Sua sonoridade incorpora, além dos ritmos mais quentes, um pouco de folk. Suas letras tratam majoritariamente de questões existenciais (Plantador, O Tempo que te Resta) e problemas sociais (Comandos em Ação, Dakar).
LA DIGNA RABIA
No início dos anos 2010, Marcelo Câmara decidiu montar um grupo de rock de protesto. Oriundo do movimento anarquista e influenciado por The Clash e por bandas que trabalhavam com ska, juntou dois amigos e formou um power trio. Só que não durou muito.
– A gente curtia bandas com instrumentais mais complexos e começamos a pensar que seria legal incorporar mais elementos – conta Marcelo. – Daí entrou mais um guitarrista, colocamos um acordeom e por aí foi até que, em 2014, fechamos a formação que temos hoje, com nove integrantes.
Banda com veia política saltada, o Conjunto Musical La Digna Rabia pode ser visto tocando em locais públicos, eventos promovidos por movimentos sociais e ocupações – como a que ocorreu na Câmara Municipal de Porto Alegre em 2013. Lançado em 2016, seu disco de estreia, Conjunto Musical La Digna Rabia y el Increíble Baile Calavera, espelha essa postura combativa.

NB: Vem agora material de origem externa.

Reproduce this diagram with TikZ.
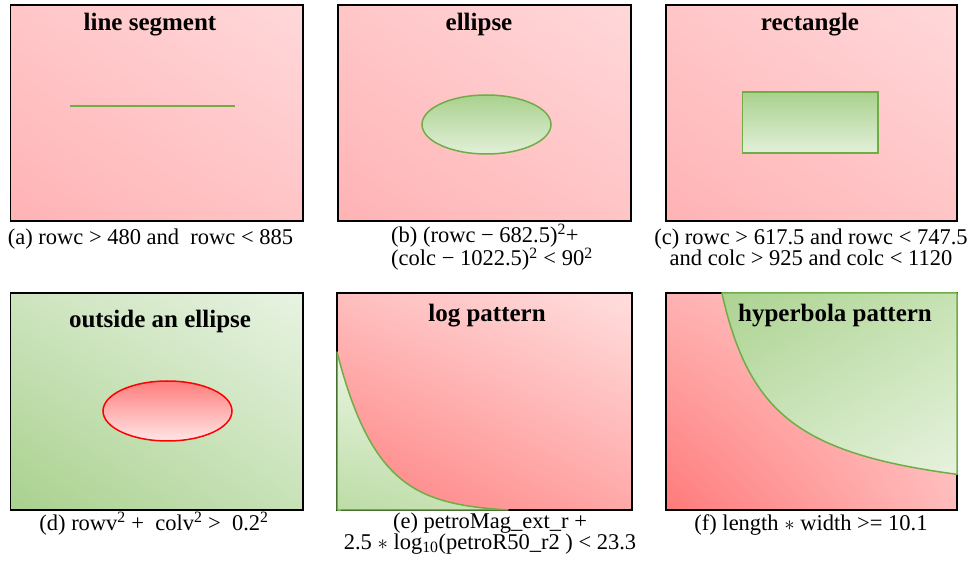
\documentclass[tikz,border=0pt]{standalone}
\usepackage{fontspec}
\usetikzlibrary{shadings}
\setmainfont{Liberation Serif}
\definecolor{gstroke}{HTML}{70AD47}
\definecolor{gdark}{HTML}{A9D18E}
\definecolor{glight}{HTML}{E2F0D9}
% pink panels a-c
\definecolor{pLL}{HTML}{FFB3B5}
\definecolor{pUR}{HTML}{FFD8DA}
\definecolor{pUL}{HTML}{FFC6C8}
\definecolor{pLR}{HTML}{FFC4C6}
% green panel d
\definecolor{dLL}{HTML}{A9D18E}
\definecolor{dUR}{HTML}{E8F3E2}
\definecolor{dUL}{HTML}{CDE4BE}
\definecolor{dLR}{HTML}{C8E2B8}
% red ellipse
\definecolor{rTop}{HTML}{FF7D7D}
\definecolor{rBot}{HTML}{FFE6E6}
% panel e
\definecolor{eLL}{HTML}{FF8080}
\definecolor{eUR}{HTML}{FFDEDE}
\definecolor{eUL}{HTML}{FFBEBE}
\definecolor{eLR}{HTML}{FFA8A8}
\definecolor{egLL}{HTML}{BCDCA5}
\definecolor{egUR}{HTML}{E4F1DC}
\definecolor{egUL}{HTML}{EAF5E3}
\definecolor{egLR}{HTML}{CBE4B9}
% panel f
\definecolor{fLL}{HTML}{FF7A7A}
\definecolor{fUR}{HTML}{FFCDCD}
\definecolor{fUL}{HTML}{FFB2B2}
\definecolor{fLR}{HTML}{FFBCBC}
\definecolor{fgUL}{HTML}{ACD392}
\definecolor{fgUR}{HTML}{C6E2B2}
\definecolor{fgLL}{HTML}{CDE5BC}
\definecolor{fgLR}{HTML}{E6F2DE}
\tikzset{
  frame/.style={draw=black, line width=1.8pt},
  titletext/.style={font=\bfseries\fontsize{25}{28}\selectfont, inner sep=0pt, anchor=base},
  captext/.style={font=\fontsize{22.5}{21}\selectfont, inner sep=0pt, anchor=base, align=center},
  gshape/.style={draw=gstroke, line width=1.5pt, top color=gdark, bottom color=glight},
  pinkbg/.style={lower left=pLL, upper right=pUR, upper left=pUL, lower right=pLR},
}
\begin{document}
\begin{tikzpicture}[x=1pt, y=-1pt]
\useasboundingbox (0,0) rectangle (970,561);

% ---------- (a) line segment
\shade[pinkbg] (10.5,5) rectangle (303,221);
\draw[frame] (10.5,5) rectangle (303,221);
\node[titletext] (ta) at (150,31) {line segment};
\draw[gstroke, line width=1.5pt] (70,106) -- (235,106);
\node[captext] (ca) at (150.5,245) {(a) rowc > 480 and\ \ rowc < 885};

% ---------- (b) ellipse
\shade[pinkbg] (338,5) rectangle (631,221);
\draw[frame] (338,5) rectangle (631,221);
\node[titletext] (tb) at (479,31) {ellipse};
\draw[gshape] (486.5,124.5) ellipse [x radius=64.5, y radius=29.5];
\node[captext, align=left, anchor=base west] (cb) at (391,266) {(b) (rowc − 682.5)\textsuperscript{2}+\\(colc − 1022.5)\textsuperscript{2} < 90\textsuperscript{2}};

% ---------- (c) rectangle
\shade[pinkbg] (666,5) rectangle (957,221);
\draw[frame] (666,5) rectangle (957,221);
\node[titletext] (tc) at (810,31) {rectangle};
\draw[gshape] (742.7,92) rectangle (878,153);
\node[captext] (cc) at (811,266) {(c) rowc > 617.5 and rowc < 747.5\\and colc > 925 and colc < 1120};

% ---------- (d) outside an ellipse
\shade[lower left=dLL, upper right=dUR, upper left=dUL, lower right=dLR] (10.5,293) rectangle (303,510);
\draw[frame] (10.5,293) rectangle (303,510);
\node[titletext] (td) at (160,328) {outside an ellipse};
\draw[draw=red, line width=1.5pt, top color=rTop, bottom color=rBot]
  (167.5,411) ellipse [x radius=64.5, y radius=30];
\node[captext] (cd) at (154,530) {(d) rowv\textsuperscript{2} +\ \ colv\textsuperscript{2} >\ \ 0.2\textsuperscript{2}};

% ---------- (e) log pattern
\shade[lower left=eLL, upper right=eUR, upper left=eUL, lower right=eLR] (337,293) rectangle (632,510);
\draw[frame] (337,293) rectangle (632,510);
\shade[lower left=egLL, upper right=egUR, upper left=egUL, lower right=egLR]
  (337,352) -- plot[domain=0:171, samples=80] ({337+\x},{510-160.4*exp(-0.0245*\x)+2.4}) -- (337,510) -- cycle;
\draw[gstroke, line width=1.5pt, line join=round]
  (337,352) -- plot[domain=0:171, samples=80] ({337+\x},{510-160.4*exp(-0.0245*\x)+2.4}) -- (337,510) -- cycle;
\node[titletext] (te) at (487,322) {log pattern};
\node[captext] (ce) at (490,549) {(e) petroMag\_ext\_r +\\2.5 $\ast$ log\textsubscript{10}(petroR50\_r2 ) < 23.3};

% ---------- (f) hyperbola pattern
\shade[lower left=fLL, upper right=fUR, upper left=fUL, lower right=fLR] (666,293) rectangle (957,510);
\draw[frame] (666,293) rectangle (957,510);
\shade[upper left=fgUL, upper right=fgUR, lower left=fgLL, lower right=fgLR]
  (722,293) -- plot[domain=48.9:284, samples=100] ({673+\x},{512-10700/\x}) -- (957,293) -- cycle;
\draw[gstroke, line width=1.5pt, line join=round]
  (722,293) -- plot[domain=48.9:284, samples=100] ({673+\x},{512-10700/\x}) -- (957,293) -- cycle;
\node[titletext] (tf) at (835,322) {hyperbola pattern};
\node[captext] (cf) at (811,530) {(f) length $\ast$ width >= 10.1};
\end{tikzpicture}
\end{document}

Suas músicas, compostas e cantadas majoritariamente em espanhol, elogiam a rebelião (Vivir Así, Ganas de Vivir), denunciam o autoritarismo (Ser Gobernado, Nunca Son Ellos) e os desmandos do capitalismo (Donde Está), mas também exaltam o amor (na impagável Garota Black Block).
No palco, a frequência é sempre alta.
– Temos um show muito vibrante, que é mais para o punk rock do que para qualquer outra coisa – salienta Marcelo. – Mesmo quem nunca ouviu a gente pira. Porque a resposta que o público precisa dar é muito simples: se louquear (risos).